# Exercise goal
Pictures in the entries below are to be left out; otherwise, reproduce exactly the lines from the first through the line containing "from matplotlib.ticker import".

§ §

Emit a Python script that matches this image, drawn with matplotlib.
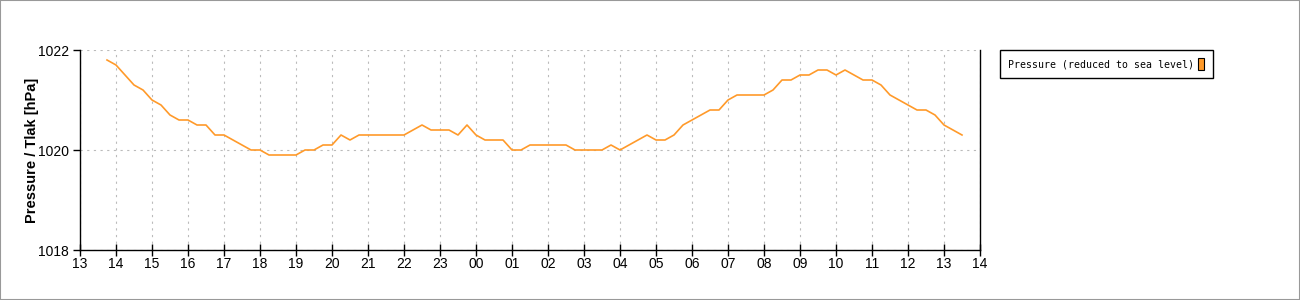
import numpy as np
import matplotlib
matplotlib.use("Agg")
import matplotlib.pyplot as plt
from matplotlib.patches import Patch, Rectangle
from matplotlib.ticker import FuncFormatter, MultipleLocator

# 15-minute readings, starting 13:45 (hours past midnight of day 1)
start_hour = 13.75
step_hours = 0.25
pressure = [
    1021.8, 1021.7, 1021.5, 1021.3, 1021.2, 1021.0, 1020.9, 1020.7, 1020.6, 1020.6,
    1020.5, 1020.5, 1020.3, 1020.3, 1020.2, 1020.1, 1020.0, 1020.0, 1019.9, 1019.9,
    1019.9, 1019.9, 1020.0, 1020.0, 1020.1, 1020.1, 1020.3, 1020.2, 1020.3, 1020.3,
    1020.3, 1020.3, 1020.3, 1020.3, 1020.4, 1020.5, 1020.4, 1020.4, 1020.4,
    1020.3, 1020.5, 1020.3, 1020.2, 1020.2, 1020.2, 1020.0, 1020.0, 1020.1, 1020.1,
    1020.1, 1020.1, 1020.1, 1020.0, 1020.0, 1020.0, 1020.0, 1020.1, 1020.0, 1020.1,
    1020.2, 1020.3, 1020.2, 1020.2, 1020.3, 1020.5, 1020.6, 1020.7, 1020.8, 1020.8,
    1021.0, 1021.1, 1021.1, 1021.1, 1021.1, 1021.2, 1021.4, 1021.4, 1021.5, 1021.5,
    1021.6, 1021.6, 1021.5, 1021.6, 1021.5, 1021.4, 1021.4, 1021.3, 1021.1, 1021.0,
    1020.9, 1020.8, 1020.8, 1020.7, 1020.5, 1020.4, 1020.3,
]
hours = start_hour + step_hours * np.arange(len(pressure))

x_range = (13, 38)
y_ticks = [1018, 1020, 1022]
series_name = "Pressure (reduced to sea level)"
line_color = "#ff9a2a"

fig = plt.figure(figsize=(13, 3), dpi=100)
fig.patches.append(Rectangle((0, 0), 1, 1, transform=fig.transFigure,
                             fill=False, edgecolor="#999999", linewidth=1.5))

ax = fig.add_axes([80 / 1300, 50 / 300, 900 / 1300, 200 / 300])
ax.plot(hours, pressure, color=line_color, linewidth=1.2)

ax.set_xlim(*x_range)
ax.set_ylim(y_ticks[0], y_ticks[-1])
ax.set_yticks(y_ticks)
ax.xaxis.set_major_locator(MultipleLocator(1))
ax.xaxis.set_major_formatter(FuncFormatter(
    lambda v, p: f"{int(round(v)) % 24:02d}"))

ax.grid(True, color="#bbbbbb", linestyle=(0, (2, 4)), linewidth=0.8)
ax.spines["top"].set_visible(False)
for s in ("left", "bottom", "right"):
    ax.spines[s].set_linewidth(1.0)
ax.tick_params(axis="x", direction="inout", length=8, width=1, labelsize=10, pad=1)
ax.tick_params(axis="y", direction="out", length=5, width=1, labelsize=10, pad=3)
for lab in ax.get_xticklabels() + ax.get_yticklabels():
    lab.set_family("Liberation Sans")

ax.set_ylabel("Pressure / Tlak [hPa]", fontsize=10.5, fontweight="bold",
              family="Liberation Sans", labelpad=-1)

handle = Patch(facecolor=line_color, edgecolor="black", linewidth=0.8)
leg = fig.legend([handle], [series_name], loc="upper left",
                 bbox_to_anchor=(1000 / 1300, 1 - 50 / 300),
                 markerfirst=False, fancybox=False, framealpha=1,
                 edgecolor="black", handlelength=0.6, handleheight=1.4,
                 handletextpad=0.4, borderpad=0.85, borderaxespad=0,
                 prop={"family": "DejaVu Sans Mono", "size": 7.1})
leg.get_frame().set_linewidth(1.0)

fig.savefig("out.png", dpi=100)
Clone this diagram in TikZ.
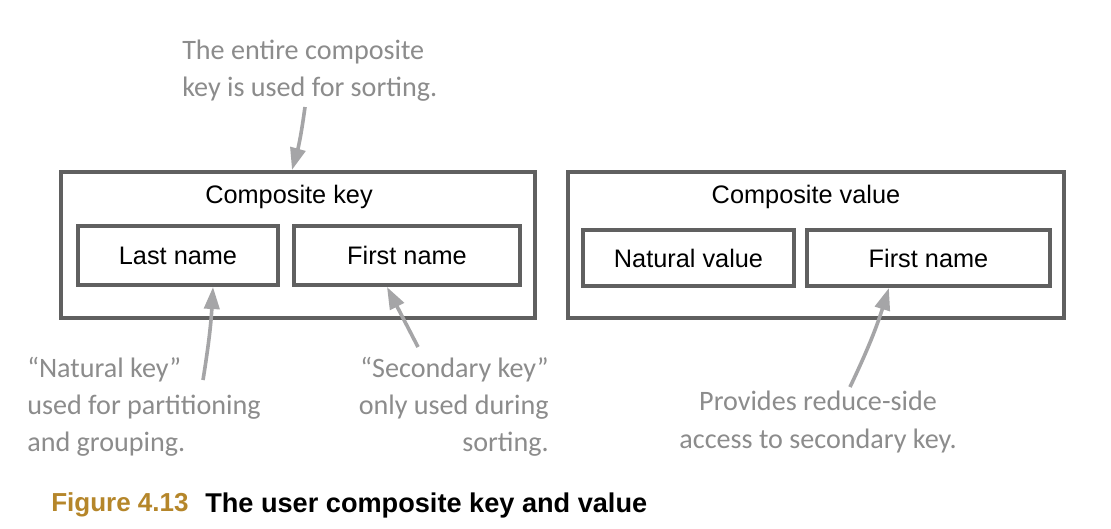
\documentclass[tikz,border=0pt]{standalone}
\usepackage{fontspec}
\setmainfont{Liberation Sans}
\newfontfamily\notefont{Carlito}
\usetikzlibrary{arrows.meta,calc}
\definecolor{boxgray}{HTML}{606060}
\definecolor{notegray}{HTML}{8C8C8C}
\definecolor{arrowgray}{HTML}{A5A5A7}
\definecolor{figgold}{HTML}{B5862A}
\tikzset{
  box/.style={draw=boxgray, line width=1mm, inner sep=0pt,
    font=\fontsize{18}{22}\selectfont},
  boxtitle/.style={inner sep=0pt, font=\fontsize{18}{22}\selectfont},
  note/.style={inner sep=0pt, text=notegray,
    font=\notefont\fontsize{20}{26.5}\selectfont},
  notearrow/.style={draw=arrowgray, line width=0.9mm,
    -{Triangle[length=5.5mm,width=3.8mm]}},
  capnum/.style={inner sep=0pt, text=figgold,
    font=\bfseries\fontsize{18.5}{22}\selectfont},
  captext/.style={inner sep=0pt,
    font=\bfseries\fontsize{19.3}{22}\selectfont}
}

\begin{document}
\begin{tikzpicture}[x=0.025cm,y=-0.025cm]
  \useasboundingbox[fill=white] (0,0) rectangle (1111,528);

  %%%%% composite key %%%%%
  \node[box, minimum width=11.85cm, minimum height=3.65cm] (keybox) at (298,245) {};
  \node[boxtitle] (keytitle) at (289,197) {Composite key};
  \node[box, minimum width=5cm, minimum height=1.475cm] (lastname) at (178,255.5) {Last name};
  \node[box, minimum width=5.65cm, minimum height=1.475cm] (firstname) at (407,255.5) {First name};

  %%%%% composite value %%%%%
  \node[box, minimum width=12.4cm, minimum height=3.65cm] (valbox) at (816,245) {};
  \node[boxtitle] (valtitle) at (806,197) {Composite value};
  \node[box, minimum width=5.275cm, minimum height=1.4cm] (natvalue) at (688.5,258) {Natural value};
  \node[box, minimum width=6.075cm, minimum height=1.4cm] (valfirst) at (928.5,258) {First name};

  %%%%% notes %%%%%
  \node[note, anchor=west, align=left] (sortnote) at (182,71)
    {The entire composite\\key is used for sorting.};
  \node[note, anchor=west, align=left] (naturalnote) at (27,407)
    {“Natural key”\\used for partitioning\\and grouping.};
  \node[note, anchor=east, align=right] (secondnote) at (549,407)
    {“Secondary key”\\only used during\hspace{0.3cm}\\sorting.};
  \node[note, align=center] (reducenote) at (818,422)
    {Provides reduce-side\\access to secondary key.};

  \coordinate (sorttail) at (305,107);
  \coordinate (naturaltail) at (203,380);
  \coordinate (secondtail) at (418,347);
  \coordinate (reducetail) at (850,387);

  \draw[notearrow] (sorttail) to[bend left=4] ([xshift=-0.15cm]keybox.north);
  \draw[notearrow] (naturaltail) to[bend right=3] ([xshift=0.875cm]lastname.south);
  \draw[notearrow] (secondtail) -- ([xshift=-0.5cm]firstname.south);
  \draw[notearrow] (reducetail) to[bend right=4] ([xshift=-0.99cm]valfirst.south);

  %%%%% caption %%%%%
  \node[capnum, anchor=west] (fignum) at (51,505) {Figure 4.13};
  \node[captext, anchor=west] (figtitle) at (205,505) {The user composite key and value};
\end{tikzpicture}
\end{document}
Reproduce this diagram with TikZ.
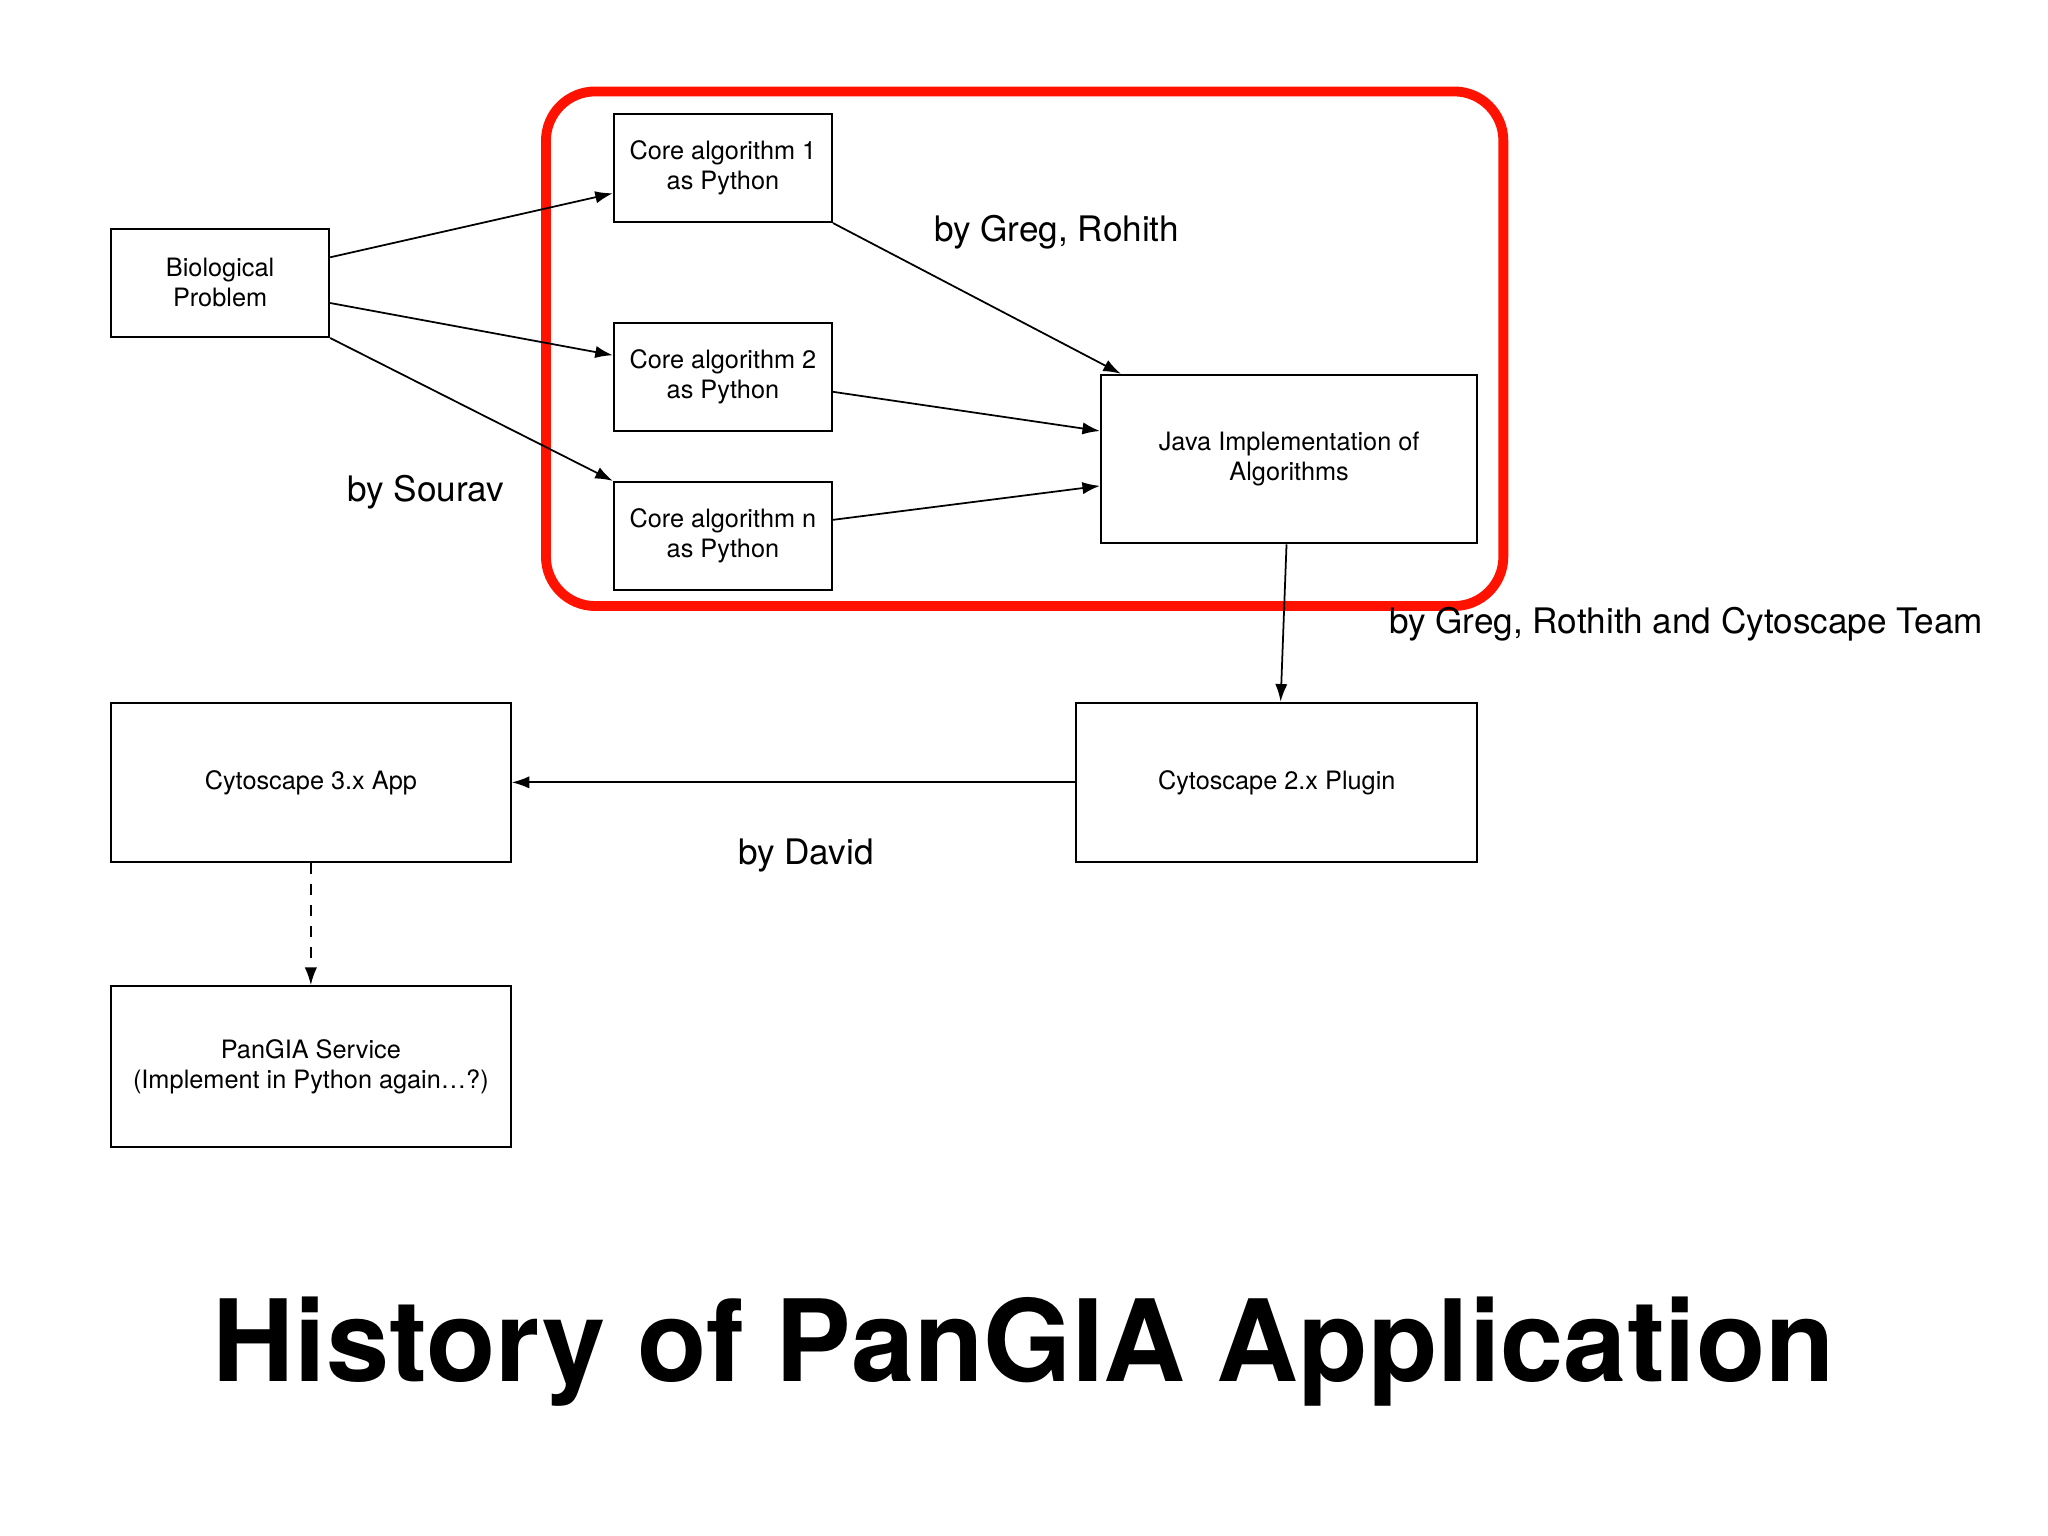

§ §

# Answer to the problem
Emit a Python script that matches this image, drawn with matplotlib.
import numpy as np
import matplotlib
matplotlib.use("Agg")
import matplotlib.pyplot as plt
from matplotlib.patches import Patch, Rectangle
from matplotlib.ticker import FuncFormatter, MultipleLocator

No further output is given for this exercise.